After more than 3 hours we drive into Hai Noi which is a city of over 8 million people. It is modernizing and a few highrise buildings have been built and more underway. Hotels and office buildings are coming up. We visited the Museum of Literature where Emperors used to train their staff and administrators. There were plaques dating back hundreds of years with names of the students who were first in their class. We had the mandatory awful lunch and then proceeded on to visit the seat of government and the places where Uncle Ho lived and worked during the war. There is even a Stalin style mausoleum with Ho’s body lying in state inside.
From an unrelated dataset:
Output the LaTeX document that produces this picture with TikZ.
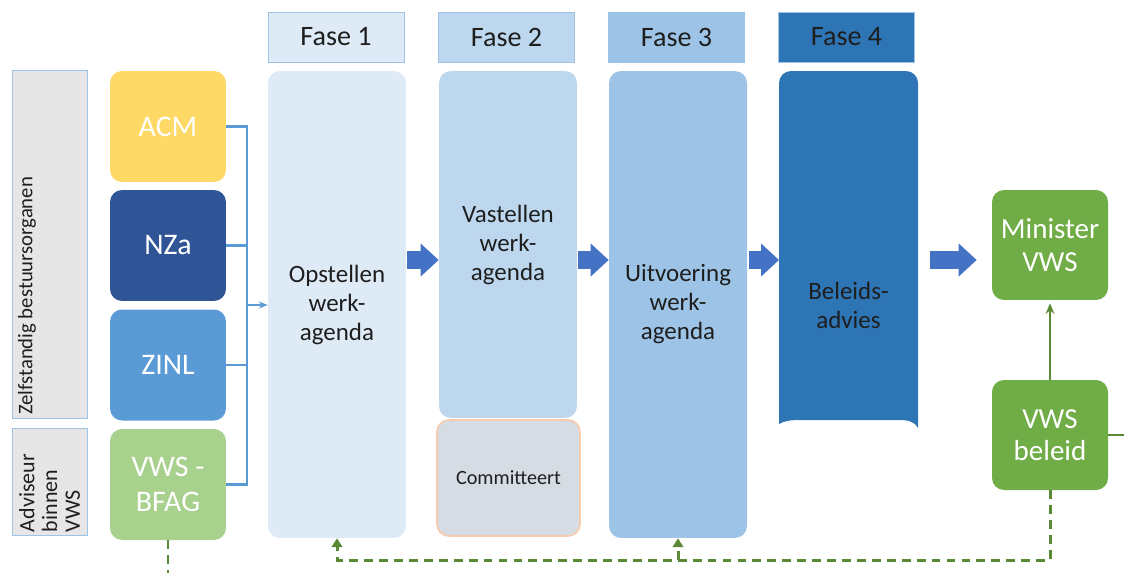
\documentclass[tikz,border=0pt]{standalone}
\usepackage{fontspec}
\setmainfont{Carlito}
\usepackage{tikz}
\usetikzlibrary{calc,positioning,arrows.meta}

\definecolor{acmc}{HTML}{FFD966}
\definecolor{nzac}{HTML}{2F5597}
\definecolor{zinlc}{HTML}{5B9BD5}
\definecolor{bfagc}{HTML}{A9D18E}
\definecolor{faseA}{HTML}{DEEBF7}
\definecolor{faseB}{HTML}{BDD7EE}
\definecolor{faseC}{HTML}{9DC3E6}
\definecolor{faseD}{HTML}{2E75B6}
\definecolor{kopedge}{HTML}{9DC3E6}
\definecolor{sidegray}{HTML}{E7E6E6}
\definecolor{commc}{HTML}{D6DCE4}
\definecolor{commedge}{HTML}{F8CBAD}
\definecolor{pijlc}{HTML}{4472C4}
\definecolor{linkc}{HTML}{5B9BD5}
\definecolor{vwsc}{HTML}{70AD47}
\definecolor{grlijn}{HTML}{5B8A37}
\definecolor{tekstc}{HTML}{1E1E1E}

\tikzset{
    orgbox/.style={rectangle, rounded corners=0.24cm, minimum width=2.32cm, minimum height=2.22cm,
        text=white, font=\fontsize{17}{20}\selectfont, align=center},
    sidebox/.style={rectangle, draw=kopedge, fill=sidegray, minimum width=1.5cm},
    kop/.style={rectangle, draw=kopedge, minimum width=2.72cm, minimum height=1cm,
        text=tekstc, font=\fontsize{16}{19}\selectfont},
    kolom/.style={rectangle, rounded corners=0.24cm, minimum width=2.76cm,
        text=tekstc, font=\fontsize{14.2}{16.5}\selectfont, align=center},
    vwsbox/.style={rectangle, rounded corners=0.24cm, fill=vwsc, minimum width=2.32cm, minimum height=2.2cm,
        text=white, font=\fontsize{16.5}{18.5}\selectfont, align=center},
    blokpijl/.style={draw=pijlc, line width=0.36cm, -{Triangle[width=0.64cm, length=0.36cm]}},
    link/.style={draw=linkc, line width=1.2pt},
    grlink/.style={draw=grlijn, line width=1.5pt},
    dashln/.style={draw=grlijn, line width=1.7pt, dash pattern=on 5pt off 3.5pt}
}

\begin{document}
\begin{tikzpicture}[x=0.02cm, y=-0.02cm]
    \useasboundingbox (0,0) rectangle (1124,572);

    % Side labels
    \node[sidebox, minimum height=6.96cm] (zbo) at (49.5,244) {};
    \node[rotate=90, anchor=north west, inner sep=0pt, text=tekstc, font=\fontsize{11.8}{13}\selectfont]
        at ($(zbo.south west)+(6,-3)$) {Zelfstandig bestuursorganen};
    \node[sidebox, minimum height=2.14cm] (adv) at (49.5,481.5) {};
    \node[rotate=90, anchor=north west, inner sep=0pt, align=left, text=tekstc, font=\fontsize{12.5}{13}\selectfont]
        at ($(adv.south west)+(7,-3)$) {Adviseur\\binnen\\VWS};

    % Organisations
    \node[orgbox, fill=acmc] (acm) at (168,126.5) {ACM};
    \node[orgbox, fill=nzac] (nza) at (168,245.5) {NZa};
    \node[orgbox, fill=zinlc] (zinl) at (168,365) {ZINL};
    \node[orgbox, fill=bfagc] (bfag) at (168,484.5) {VWS -\\BFAG};

    % Phase headers
    \node[kop, fill=faseA] (f1) at (336,37) {Fase 1};
    \node[kop, fill=faseB] (f2) at (506.5,37) {Fase 2};
    \node[kop, fill=faseC] (f3) at (676.5,37) {Fase 3};
    \node[kop, fill=faseD] (f4) at (846.5,37) {Fase 4};

    % Phase columns
    \node[kolom, fill=faseA, minimum height=9.34cm] (col1) at (337,304.5) {Opstellen\\werk-\\agenda};
    \node[kolom, fill=faseB, minimum height=6.94cm] (col2) at (508,244.5) {Vastellen\\werk-\\agenda};
    \node[kolom, fill=faseC, minimum height=9.34cm] (col3) at (678,304.5) {Uitvoering\\werk-\\agenda};
    \fill[faseD] (779,424) [rounded corners=0.24cm] -- (779,71) -- (918,71) [sharp corners] -- (918,428)
        .. controls (914,421) and (908,420) .. (898,420) -- (800,420) .. controls (790,420) and (784,421) .. (779,424);
    \node[text=tekstc, align=center, font=\fontsize{14.2}{16.5}\selectfont] (col4) at (848.5,305) {Beleids-\\advies};
    \coordinate (col4e) at (918,260);
    \node[rectangle, rounded corners=0.24cm, fill=commc, draw=commedge, line width=1pt,
        minimum width=2.86cm, minimum height=2.32cm, text=tekstc, font=\fontsize{11.5}{14}\selectfont]
        (comm) at (508.5,478) {Committeert};

    % Minister side
    \node[vwsbox] (min) at (1050,245) {Minister\\VWS};
    \node[vwsbox] (bel) at (1050,435) {VWS\\beleid};

    % Block arrows
    \coordinate (ay) at (0,260);
    \draw[blokpijl] (col1.east |- ay) ++(1,0) -- (col2.west |- ay);
    \draw[blokpijl] (col2.east |- ay) ++(1,0) -- (col3.west |- ay);
    \draw[blokpijl] (col3.east |- ay) ++(2,0) -- (col4e -| 779,0);
    \draw[blokpijl] (col4e) ++(12,0) -- ($(min.west |- ay)+(-15,0)$);

    % Links to phase 1
    \coordinate (bus) at (247,305);
    \draw[link] (acm.east) -- (acm.east -| bus) -- (bfag.east -| bus) -- (bfag.east);
    \draw[link] (nza.east) -- (nza.east -| bus);
    \draw[link] (zinl.east) -- (zinl.east -| bus);
    \draw[link, -{Stealth[length=5pt, width=4pt]}] (bus) -- (col1.west |- bus);

    % Green links
    \draw[grlink, -{Stealth[length=6pt, width=5pt]}] (bel.north) -- ($(min.south)+(0,3)$);
    \draw[grlink] (bel.east) -- ++(16,0);
    \coordinate (dbot) at (1050,560);
    \draw[dashln, -{Triangle[length=5pt, width=6pt]}] (bel.south) -- (dbot) -| (col1.south);
    \draw[dashln, -{Triangle[length=5pt, width=6pt]}] (col3.south |- dbot) -- (col3.south);
    \draw[dashln] (bfag.south) -- ++(0,34);
\end{tikzpicture}
\end{document}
Finally we are off to see the Hanoi Hilton where our prisoners were housed during and after the Vietnam War. 2/3 of the structure has been destroyed to make way for a highrise building. Originally built by the French to house terrorist locals during the period when this was a French colony, it was converted by the North Vietnamese to a prison for US prisoners primarly so that we would not bomb near it and thus protected central Hanoi from bombing. It is now an incredible living lie. What a propaganda tool. They just outright lie about what went on there with our guys. Jane Fonda must have helped them create it. Yuk! We are friends now so what can you do. I came away from this visit to Hai Noi convinced that McNamara should have been hanged for treason when he advised Johnson that we could win the war the way we were fighting it. There was NOTHING here to win. It still is an improverished back water. It would have been even worse then. We also passed by the lake where Sen. John McCain’s plane crashed and he was captured and taken to the Hanoi Hilton.
Now back on the road to the ship it is growing dark and the taffic is even more exciting. Half of the millions of motor scooters do not have functioning lights but they are out there on the road inches away from the trucks and buses. It takes four hours to return. Nobody slept that is for sure.